To see why, start with the first theorem from the preceding section: remembering that a Pareto efficient outcome doesn’t mean an equal one; Buttercup getting all of both goods is still Pareto efficient. Now, all outcomes that are market equilibria must be on the contract curve, because in a market equilibrium, each person’s MRS is equal to the same price ratio and hence their indifference curves are tangent to each other. But does that mean that all points on the contract curve could be market equilibria? The answer is that they must be. Here’s why:

  • Along the contract curve, every point is a tangent between two indifference curves:
    • The tangency point corresponds to the price ratio.
    • The price ratio can exist and coordinate trades as long as preferences are well behaved, which means that indifference curves are bow shaped and do not cross.
  • That price ratio is therefore the ratio of prices that must support a Pareto efficient equilibrium.

Putting the two theorems together: Equity and efficiency trade-offs

Put simply, the first fundamental theorem says that a free market will lead to an outcome that is efficient and the overall size of the pie to be traded will be as big as possible — if it weren’t, it couldn’t be Pareto efficient because by making the pie bigger you could make both parties better off without making one party worse off. The second theorem says that if you have a Pareto efficient outcome, it can be sustained by a market equilibrium. The two theorems separate out the question of efficiency (the first) from the question of distribution (the second).

remember This result is another startling point, in itself. In essence, the second theorem tells us that you can achieve any distribution you desire through a market system, as long as the distribution is Pareto efficient. The first theorem tells us that the market will lead to an efficient allocation, but not necessarily the one that corresponds to the desired distribution. Market mechanisms are neutral with regard to distributions, so in principle you can have any distribution you like or consider fair.
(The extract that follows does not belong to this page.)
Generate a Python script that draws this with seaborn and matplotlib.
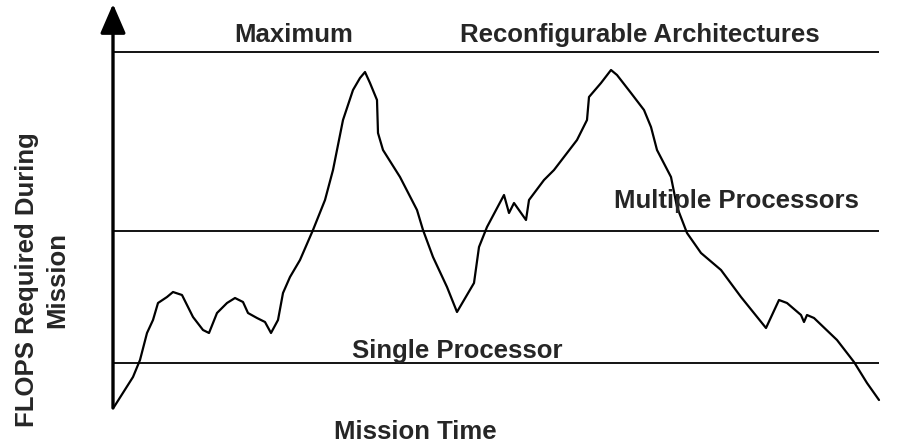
import matplotlib
matplotlib.use("Agg")
import matplotlib.pyplot as plt
import seaborn as sns
import pandas as pd

# Mission-time profile (arbitrary units: time, FLOPS required)
mission_time = [1, 20, 27, 34, 40, 45, 54, 60, 69, 75, 80, 90, 96, 104, 114, 122, 130,
                135, 144, 152, 158, 165, 170, 177, 187, 200, 212, 220, 230, 240, 247,
                252, 257, 264, 265, 270, 287, 304, 310, 320, 334, 344, 361, 366, 374,
                391, 396, 401, 413, 416, 431, 441, 464, 474, 476, 488, 498, 504, 518,
                531, 538, 544, 558, 564, 574, 588, 608, 628, 653, 666, 674, 688, 691,
                694, 701, 724, 741, 754, 766]
flops_required = [0, 30, 47, 74, 87, 104, 110, 115, 112, 100, 90, 77, 74, 94, 104, 109, 105,
                  94, 89, 85, 74, 87, 114, 130, 147, 177, 207, 237, 287, 317, 329,
                  335, 324, 307, 274, 257, 230, 197, 177, 150, 120, 95, 124, 160, 180,
                  212, 194, 204, 187, 207, 227, 237, 267, 287, 310, 324, 337, 332, 314,
                  297, 280, 257, 230, 200, 174, 154, 137, 110, 79, 107, 104, 92, 85,
                  92, 89, 67, 45, 24, 7]

level_names = ["Single Processor", "Multiple Processors", "Maximum"]
level_values = [44, 176, 355]

sns.set_theme(style="white")
plt.rcParams["font.family"] = ["Liberation Sans", "DejaVu Sans"]

fig = plt.figure(figsize=(9.14, 4.45), dpi=100)
ax = fig.add_axes([0, 0, 1, 1])
ax.set_xlim(-113, 801)
ax.set_ylim(-38, 407)
ax.axis("off")

df = pd.DataFrame({"time": mission_time, "flops": flops_required})
sns.lineplot(data=df, x="time", y="flops", sort=False, estimator=None,
             color="black", linewidth=1.6, ax=ax)

x_end = mission_time[-1]
for val in level_values:
    ax.plot([0, x_end], [val, val], color="black", linewidth=1.3, solid_capstyle="butt")

# axes with arrows
ax.annotate("", xy=(0, 403), xytext=(0, -1),
            arrowprops=dict(arrowstyle="-|>,head_length=1.5,head_width=0.65",
                            color="black", lw=2.4, shrinkA=0, shrinkB=0))
ax.annotate("", xy=(803, 0), xytext=(-1, 0),
            arrowprops=dict(arrowstyle="-|>,head_length=1.5,head_width=0.65",
                            color="black", lw=2.4, shrinkA=0, shrinkB=0))

fs = 18.5
ax.text(181, 372, "Maximum", ha="center", va="center", fontsize=fs, fontweight="bold")
ax.text(527, 372, "Reconfigurable Architectures", ha="center", va="center",
        fontsize=fs, fontweight="bold")
ax.text(623, 206, "Multiple Processors", ha="center", va="center",
        fontsize=fs, fontweight="bold")
ax.text(344, 56, "Single Processor", ha="center", va="center",
        fontsize=fs, fontweight="bold")
ax.text(302, -25, "Mission Time", ha="center", va="center",
        fontsize=fs, fontweight="bold")
ax.text(-71, 127, "FLOPS Required During\nMission", ha="center", va="center",
        rotation=90, fontsize=fs, fontweight="bold", linespacing=1.3)

fig.savefig("out.png", dpi=100)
warning The result comes with some pretty big caveats, though. The most important is that you’re better off trying to achieve an equitable distribution — in our example, the distribution is in terms of fish and shoes — by lump sum redistribution than by doing anything that distorts or interferes with the market-determined ratio of prices. The reason is that if prices are competitively set, every buyer consumes up to the point where the price ratio is a measure of the marginal benefit to that consumer. If you change the ratio of prices, you change the decisions of the consumer, and you may not get to a Pareto efficient outcome at all.

Instead, if a government wants to make some people better off, it would be better taxing or taking from the endowment of one person and giving it to the other. That at least would be Pareto optimal and leave the important allocative role of prices alone.

realworld In practice, of course, things are rarely as simple as this intuition supposes. Take a tax on someone’s labor, for example. A person’s endowment of labor is actually the total amount of labor that she might have provided, not the total amount that she does provide. You can know the latter — it’s how income taxes work — but can never know the former.

tip In reality, taxes are set for many reasons, from the noble to the downright awful. At some level, they’re all fudges and compromises, sometimes because you can’t work out the right thing to tax and sometimes because taxing the right things is unpalatable to an electorate.

Understanding why markets tend toward one price

Economists talk about the implications of a general equilibrium framework in terms of welfare. And you don’t need to go very far before you can see some interesting real-world applications. One is the observation that the price of a good in any one market tends to be the same across all markets for that good. You can use the general equilibrium framework to get into the logic of why this must be the case.

This is known as the law of one price, and interestingly (unlike much of the general equilibrium framework), you can test it in practice. Suppose you grow apples in Massachusetts and sell them in Massachusetts and New York. If the law of one price is true, the price of an apple in New York can be no higher than the price in Massachusetts plus the cost of transporting those delicious apples to New York. If the prices in New York were higher, someone could make money by buying apples in Massachusetts and driving them up to Albany to sell them.

jargonbuster This is called arbitrage: buying something at a lower price in one market and selling it for a higher price in another market. Opportunities for arbitrage are the drivers of the law of one price. If arbitrage can take place, entrepreneurs will engage in it, and the supply of apples in the more expensive market will increase, lowering the price, leading eventually to the two markets being in equilibrium with each other. The law of one price rules!

tip Of course, in certain circumstances arbitrage may not be possible, for example, if people can’t get ahold of information about the prices or transactions costs are involved. In those cases, the law of one price may fail to hold.

realworld In a remarkable study, economist Robert Jensen looked at the availability of information in the market for fish in Kerala, a coastal state in southwest India. He found that the law of one price only started to hold after 1997. What changed to allow this to happen? The introduction of mobile phones meant that information about prices in all the local markets became much more available. As a result, the arbitrage process kicked in, and eventually all markets in the area converged on one price for each type of fish. When convergence between these markets occurred, no further arbitrage opportunities were possible, and arbitrage stopped working — people could no longer buy in a cheaper market and sell in a more expensive one.